MEMORANDUM AND ORDER
HAROLD BAER, JR.,
Petitioner, Lauritzen Kosan Tankers ("LKT"), moves to confirm an arbitration award rendered on June 23, 1995 against respondent, Chemical Tankers, Inc. ("CTI"). For the reasons indicated below, I confirm the award.
On or about August 30, 1994, petitioner and respondent entered into a written "charter party," or contract, for the shipment of ambient propylene from Yosu (South Korea) to Indonesia. The terms of the contract mandated arbitration of any disputes between the parties and specified New York as the site for potential arbitration. Grayson Aff. at 3. During the shipment, a dispute arose and both parties subsequently agreed that Manfred W. Arnold would be the sole arbitrator. Mr. Arnold's final judgment was in favor of petitioner, LKT.
Respondent, CTI, opposes the petitioner's motion for an order confirming the Award based on lack of subject matter jurisdiction and personal jurisdiction in the Southern District of New York. Both of these arguments are without merit.

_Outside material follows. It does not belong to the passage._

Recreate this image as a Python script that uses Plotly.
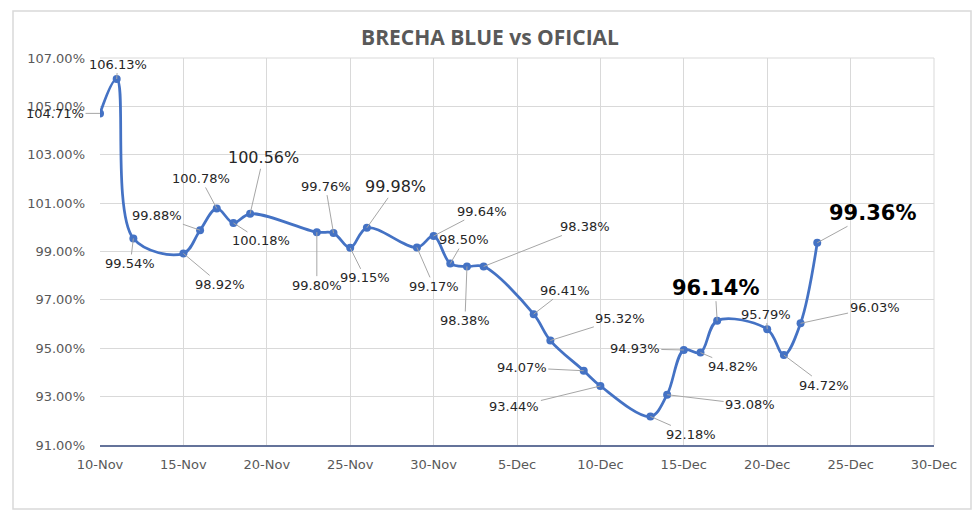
import plotly.graph_objects as go

dates = ["2022-11-10", "2022-11-11", "2022-11-12", "2022-11-15", "2022-11-16", "2022-11-17",
         "2022-11-18", "2022-11-19", "2022-11-23", "2022-11-24", "2022-11-25", "2022-11-26",
         "2022-11-29", "2022-11-30", "2022-12-01", "2022-12-02", "2022-12-03", "2022-12-06",
         "2022-12-07", "2022-12-09", "2022-12-10", "2022-12-13", "2022-12-14", "2022-12-15",
         "2022-12-16", "2022-12-17", "2022-12-20", "2022-12-21", "2022-12-22", "2022-12-23"]
brecha = [104.71, 106.13, 99.54, 98.92, 99.88, 100.78, 100.18, 100.56, 99.80, 99.76, 99.15, 99.98,
          99.17, 99.64, 98.50, 98.38, 98.38, 96.41, 95.32, 94.07, 93.44, 92.18, 93.08, 94.93,
          94.82, 96.14, 95.79, 94.72, 96.03, 99.36]

x_tick_vals = ["2022-11-10", "2022-11-15", "2022-11-20", "2022-11-25", "2022-11-30", "2022-12-05",
               "2022-12-10", "2022-12-15", "2022-12-20", "2022-12-25", "2022-12-30"]
x_tick_text = ["10-Nov", "15-Nov", "20-Nov", "25-Nov", "30-Nov", "5-Dec", "10-Dec", "15-Dec",
               "20-Dec", "25-Dec", "30-Dec"]
y_tick_vals = [91, 93, 95, 97, 99, 101, 103, 105, 107]
y_tick_text = ["91.00%", "93.00%", "95.00%", "97.00%", "99.00%", "101.00%", "103.00%", "105.00%", "107.00%"]

# label offsets (pixels) and style per point: (ax, ay, style)
label_offsets = [(-45, 0, "n"), (1, -15, "n"), (-3, 25, "n"), (37, 31, "n"), (-43, -15, "n"),
                 (-16, -30, "n"), (28, 18, "n"), (13, -56, "m"), (0, 53, "n"), (-8, -47, "n"),
                 (15, 30, "n"), (29, -41, "m"), (17, 39, "n"), (48, -25, "n"), (14, -24, "n"),
                 (-2, 54, "n"), (101, -40, "n"), (31, -24, "n"), (70, -22, "n"), (-62, -3, "n"),
                 (-86, 21, "n"), (41, 18, "n"), (83, 10, "n"), (-49, -1, "n"), (33, 14, "n"),
                 (-2, -33, "b"), (-1, -15, "n"), (40, 30, "n"), (74, -16, "n"), (55, -30, "b")]

blue = "#4472C4"
fig = go.Figure()
fig.add_trace(go.Scatter(
    x=dates, y=brecha, mode="lines+markers",
    line=dict(color=blue, width=2.75, shape="spline", smoothing=1.0),
    marker=dict(color=blue, size=8),
    hoverinfo="skip", showlegend=False,
))

annots = []
for d, v, (ax, ay, st) in zip(dates, brecha, label_offsets):
    if st == "b":
        font = dict(family="DejaVu Sans", size=21, color="#000000", weight="bold")
    elif st == "m":
        font = dict(family="DejaVu Sans", size=16, color="#262626")
    else:
        font = dict(family="DejaVu Sans", size=13, color="#262626")
    annots.append(dict(
        x=d, y=v, xref="x", yref="y", text=f"{v:.2f}%", showarrow=True,
        ax=ax, ay=ay, axref="pixel", ayref="pixel", arrowhead=0, arrowwidth=1,
        arrowcolor="#a6a6a6", standoff=0, startstandoff=0, font=font,
    ))

PH = 387.0
PW = 834.0
fig.update_layout(
    width=980, height=521,
    margin=dict(l=100, r=46, t=58, b=76),
    paper_bgcolor="white", plot_bgcolor="white",
    title=dict(text="<b>BRECHA BLUE vs OFICIAL</b>", x=0.5, xanchor="center", y=0.927, yanchor="middle",
               font=dict(family="Open Sans", size=21, color="#595959")),
    annotations=annots,
    xaxis=dict(type="date", range=["2022-11-10", "2022-12-30"], tickvals=x_tick_vals, ticktext=x_tick_text,
               showgrid=True, gridcolor="#d9d9d9", gridwidth=1, zeroline=False,
               showline=True, linecolor="#64739a", linewidth=2, ticks="",
               tickfont=dict(family="DejaVu Sans", size=13, color="#595959"), ticklabelstandoff=6),
    yaxis=dict(range=[91, 107], tickvals=y_tick_vals, ticktext=y_tick_text,
               showgrid=True, gridcolor="#d9d9d9", gridwidth=1, zeroline=False,
               showline=False, ticks="",
               tickfont=dict(family="DejaVu Sans", size=13, color="#595959"), ticklabelstandoff=14),
    shapes=[
        dict(type="rect", xref="paper", yref="paper", x0=(13 - 100) / PW, x1=(971 - 100) / PW,
             y0=(445 - 509) / PH, y1=(445 - 11) / PH, line=dict(color="#d9d9d9", width=1.5),
             layer="below"),
        dict(type="line", xref="paper", yref="paper", x0=1, x1=1, y0=0, y1=1,
             line=dict(color="#d9d9d9", width=1), layer="below"),
        dict(type="line", xref="paper", yref="paper", x0=0, x1=1, y0=1, y1=1,
             line=dict(color="#d9d9d9", width=1), layer="below"),
    ],
)

fig.write_html("out.html")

Although the Federal Arbitration Act (FAA) alone does not provide a federal district court with subject matter jurisdiction to confirm the decision of an arbitrator, General Atomic Co. v. United Nuclear Corp., 655 F.2d 968, 970 (9th Cir. 1981), cert. denied, 455 U.S. 948, 71 L. Ed. 2d 662, 102 S. Ct. 1449 (1982), the charter party agreement between LKT and CTI is a maritime contract that brings the dispute within the admiralty jurisdiction of the United States Courts, Fednav, Ltd. v. Isoramar, S.A., 925 F.2d 599, 601 (2d Cir. 1991). Additionally, by merely signing the charter party, which designated New York as the site for arbitration, CTI consented to personal jurisdiction in New York. Merrill Lynch, Pierce, Fenner & Smith Inc. v. Lecopulos, 553 F.2d 842, 844 (2d Cir. 1977); Marine Trading Ltd. v. Naviera Commercial Naylamp S.A., 879 F. Supp. 389, 391 (S.D.N.Y. 1995).
Respondent also objects to petitioner's motion to confirm the Award based on improper venue. Section 9 of the FAA provides, in relevant part, as follows:
If the parties in their agreement have agreed that a judgment of the court shall be entered upon the award made pursuant to the arbitration, and shall specify the court, then . . . any party to the arbitration may apply to the court so specified for an order confirming the award. . . . If no court is specified in the agreement of the parties then such application may be made to the United States court in and for the district within which such award is made.